GIVEN TASK - Begin at the line containing "Clone this chart" and stop at the line containing "const data = meses.map((m, i)"; copy those lines exactly, ends included, and nothing else.

MATERIAL SUPPLIED -
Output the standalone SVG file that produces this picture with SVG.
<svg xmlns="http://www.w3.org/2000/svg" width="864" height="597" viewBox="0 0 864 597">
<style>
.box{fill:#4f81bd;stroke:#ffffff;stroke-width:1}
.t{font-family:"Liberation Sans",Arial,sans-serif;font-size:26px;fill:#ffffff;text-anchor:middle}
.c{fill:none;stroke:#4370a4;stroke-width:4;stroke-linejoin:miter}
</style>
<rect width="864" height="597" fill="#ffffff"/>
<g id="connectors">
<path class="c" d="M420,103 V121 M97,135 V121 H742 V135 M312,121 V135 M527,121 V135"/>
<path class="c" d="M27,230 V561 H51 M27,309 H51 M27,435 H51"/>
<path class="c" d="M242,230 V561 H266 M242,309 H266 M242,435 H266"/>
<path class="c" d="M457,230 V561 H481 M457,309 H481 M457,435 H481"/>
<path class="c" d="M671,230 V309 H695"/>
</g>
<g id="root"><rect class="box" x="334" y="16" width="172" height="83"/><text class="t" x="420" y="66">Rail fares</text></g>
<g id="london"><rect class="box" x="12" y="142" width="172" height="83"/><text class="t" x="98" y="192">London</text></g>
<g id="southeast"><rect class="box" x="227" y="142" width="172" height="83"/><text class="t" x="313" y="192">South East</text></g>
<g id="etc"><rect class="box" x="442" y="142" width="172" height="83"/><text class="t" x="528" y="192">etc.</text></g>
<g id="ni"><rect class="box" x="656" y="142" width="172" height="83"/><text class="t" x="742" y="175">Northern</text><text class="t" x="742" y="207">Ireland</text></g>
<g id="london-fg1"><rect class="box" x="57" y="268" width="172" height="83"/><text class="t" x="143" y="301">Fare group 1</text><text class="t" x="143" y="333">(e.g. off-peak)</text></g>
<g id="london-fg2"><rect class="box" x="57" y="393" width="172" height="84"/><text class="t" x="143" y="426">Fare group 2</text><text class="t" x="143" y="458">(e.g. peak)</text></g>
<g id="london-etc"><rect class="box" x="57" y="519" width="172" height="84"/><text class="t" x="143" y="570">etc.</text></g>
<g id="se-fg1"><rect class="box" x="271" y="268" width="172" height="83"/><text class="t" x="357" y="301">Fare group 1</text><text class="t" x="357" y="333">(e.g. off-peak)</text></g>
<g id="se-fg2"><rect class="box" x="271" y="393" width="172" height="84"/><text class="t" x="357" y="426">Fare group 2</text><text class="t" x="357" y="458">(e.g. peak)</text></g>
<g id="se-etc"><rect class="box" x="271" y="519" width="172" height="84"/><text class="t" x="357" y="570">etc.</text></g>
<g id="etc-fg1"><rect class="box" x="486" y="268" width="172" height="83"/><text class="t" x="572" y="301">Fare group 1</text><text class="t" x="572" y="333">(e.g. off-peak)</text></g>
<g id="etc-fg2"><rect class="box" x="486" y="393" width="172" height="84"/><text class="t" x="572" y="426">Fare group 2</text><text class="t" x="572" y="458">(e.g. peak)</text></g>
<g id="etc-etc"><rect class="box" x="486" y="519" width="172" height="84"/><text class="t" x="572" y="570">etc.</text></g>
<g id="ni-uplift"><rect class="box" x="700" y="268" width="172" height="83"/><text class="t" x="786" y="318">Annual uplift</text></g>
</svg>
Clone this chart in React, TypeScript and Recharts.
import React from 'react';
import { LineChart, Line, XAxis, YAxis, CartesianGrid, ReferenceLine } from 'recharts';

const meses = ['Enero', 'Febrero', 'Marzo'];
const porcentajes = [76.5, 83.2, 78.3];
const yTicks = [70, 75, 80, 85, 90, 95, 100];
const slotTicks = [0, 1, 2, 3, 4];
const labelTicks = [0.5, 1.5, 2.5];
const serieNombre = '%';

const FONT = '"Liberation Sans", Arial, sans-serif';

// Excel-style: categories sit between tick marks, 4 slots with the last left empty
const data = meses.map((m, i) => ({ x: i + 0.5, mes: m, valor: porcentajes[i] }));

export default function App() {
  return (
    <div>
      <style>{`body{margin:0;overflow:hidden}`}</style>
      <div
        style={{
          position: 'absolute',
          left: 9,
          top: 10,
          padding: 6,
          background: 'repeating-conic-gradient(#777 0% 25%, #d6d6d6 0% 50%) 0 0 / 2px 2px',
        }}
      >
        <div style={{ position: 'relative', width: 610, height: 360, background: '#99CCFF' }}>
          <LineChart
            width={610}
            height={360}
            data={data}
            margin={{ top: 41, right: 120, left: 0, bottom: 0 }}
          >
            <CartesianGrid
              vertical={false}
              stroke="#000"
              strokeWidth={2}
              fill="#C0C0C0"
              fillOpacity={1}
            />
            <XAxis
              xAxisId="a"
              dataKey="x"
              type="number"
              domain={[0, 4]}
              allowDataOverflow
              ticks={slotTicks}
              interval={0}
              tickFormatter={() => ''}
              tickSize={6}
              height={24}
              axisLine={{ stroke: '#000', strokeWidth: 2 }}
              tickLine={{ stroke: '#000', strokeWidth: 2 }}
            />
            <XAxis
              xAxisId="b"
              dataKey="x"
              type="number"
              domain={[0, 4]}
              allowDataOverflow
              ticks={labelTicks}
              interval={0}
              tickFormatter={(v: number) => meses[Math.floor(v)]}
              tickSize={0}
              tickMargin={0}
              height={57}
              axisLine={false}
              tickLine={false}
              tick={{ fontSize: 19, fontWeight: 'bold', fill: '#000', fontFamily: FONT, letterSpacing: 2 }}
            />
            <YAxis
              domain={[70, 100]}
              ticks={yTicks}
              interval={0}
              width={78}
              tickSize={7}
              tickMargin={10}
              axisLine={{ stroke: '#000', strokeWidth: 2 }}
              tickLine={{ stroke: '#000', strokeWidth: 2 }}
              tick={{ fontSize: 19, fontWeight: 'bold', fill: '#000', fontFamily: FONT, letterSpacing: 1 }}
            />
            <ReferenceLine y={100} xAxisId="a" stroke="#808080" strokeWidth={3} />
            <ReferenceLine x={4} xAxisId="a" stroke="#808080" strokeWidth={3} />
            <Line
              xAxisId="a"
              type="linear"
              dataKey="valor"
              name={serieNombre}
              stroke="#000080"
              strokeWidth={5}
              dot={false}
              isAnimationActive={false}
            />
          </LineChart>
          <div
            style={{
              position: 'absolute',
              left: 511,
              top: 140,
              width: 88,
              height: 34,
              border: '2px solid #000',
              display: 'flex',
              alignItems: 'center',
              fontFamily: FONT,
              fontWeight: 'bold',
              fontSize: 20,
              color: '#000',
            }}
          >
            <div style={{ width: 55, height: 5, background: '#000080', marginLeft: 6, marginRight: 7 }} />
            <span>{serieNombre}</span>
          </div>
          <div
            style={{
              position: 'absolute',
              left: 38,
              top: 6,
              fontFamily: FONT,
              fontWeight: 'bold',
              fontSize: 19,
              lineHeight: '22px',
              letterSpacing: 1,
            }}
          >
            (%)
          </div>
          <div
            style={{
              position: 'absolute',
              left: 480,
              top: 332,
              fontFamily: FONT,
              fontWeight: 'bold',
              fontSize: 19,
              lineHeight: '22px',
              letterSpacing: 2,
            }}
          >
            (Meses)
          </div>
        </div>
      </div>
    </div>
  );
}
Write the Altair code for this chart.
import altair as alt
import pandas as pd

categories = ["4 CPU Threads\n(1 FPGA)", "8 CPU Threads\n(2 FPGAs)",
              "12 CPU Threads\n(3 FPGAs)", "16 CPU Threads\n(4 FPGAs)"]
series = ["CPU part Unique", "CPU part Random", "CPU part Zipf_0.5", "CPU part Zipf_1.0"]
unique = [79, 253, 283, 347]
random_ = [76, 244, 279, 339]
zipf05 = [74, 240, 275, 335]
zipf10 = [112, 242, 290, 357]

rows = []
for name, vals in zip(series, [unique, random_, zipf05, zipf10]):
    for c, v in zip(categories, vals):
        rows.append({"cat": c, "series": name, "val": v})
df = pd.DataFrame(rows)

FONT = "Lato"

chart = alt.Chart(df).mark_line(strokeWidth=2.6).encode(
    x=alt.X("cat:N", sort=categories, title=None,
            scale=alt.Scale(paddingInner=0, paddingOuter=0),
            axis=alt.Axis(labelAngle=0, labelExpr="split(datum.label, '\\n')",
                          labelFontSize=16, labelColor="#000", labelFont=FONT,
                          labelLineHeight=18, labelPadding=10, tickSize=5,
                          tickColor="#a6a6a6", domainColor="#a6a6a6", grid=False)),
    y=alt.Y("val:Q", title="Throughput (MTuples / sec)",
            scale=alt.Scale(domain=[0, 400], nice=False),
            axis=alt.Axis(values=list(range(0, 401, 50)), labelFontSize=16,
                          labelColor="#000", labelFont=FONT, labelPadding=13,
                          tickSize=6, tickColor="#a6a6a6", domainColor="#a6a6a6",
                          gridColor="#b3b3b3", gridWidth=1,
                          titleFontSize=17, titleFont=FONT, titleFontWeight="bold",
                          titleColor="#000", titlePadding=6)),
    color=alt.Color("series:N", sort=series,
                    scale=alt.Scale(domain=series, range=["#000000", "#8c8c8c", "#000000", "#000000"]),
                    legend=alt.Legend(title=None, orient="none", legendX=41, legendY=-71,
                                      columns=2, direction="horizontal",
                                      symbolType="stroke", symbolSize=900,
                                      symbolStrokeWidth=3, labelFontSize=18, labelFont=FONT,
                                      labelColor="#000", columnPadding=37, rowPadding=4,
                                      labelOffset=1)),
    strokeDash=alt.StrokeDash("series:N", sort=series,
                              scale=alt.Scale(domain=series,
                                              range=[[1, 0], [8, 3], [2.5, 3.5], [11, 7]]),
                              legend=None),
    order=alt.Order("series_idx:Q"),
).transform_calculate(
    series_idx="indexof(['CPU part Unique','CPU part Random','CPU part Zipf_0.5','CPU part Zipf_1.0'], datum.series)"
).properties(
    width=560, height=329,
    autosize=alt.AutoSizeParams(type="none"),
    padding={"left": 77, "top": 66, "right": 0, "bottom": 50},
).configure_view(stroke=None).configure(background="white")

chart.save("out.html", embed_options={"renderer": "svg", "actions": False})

ANSWER IN FULL -
Clone this chart in React, TypeScript and Recharts.
import React from 'react';
import { LineChart, Line, XAxis, YAxis, CartesianGrid, ReferenceLine } from 'recharts';

const meses = ['Enero', 'Febrero', 'Marzo'];
const porcentajes = [76.5, 83.2, 78.3];
const yTicks = [70, 75, 80, 85, 90, 95, 100];
const slotTicks = [0, 1, 2, 3, 4];
const labelTicks = [0.5, 1.5, 2.5];
const serieNombre = '%';

const FONT = '"Liberation Sans", Arial, sans-serif';

// Excel-style: categories sit between tick marks, 4 slots with the last left empty
const data = meses.map((m, i) => ({ x: i + 0.5, mes: m, valor: porcentajes[i] }));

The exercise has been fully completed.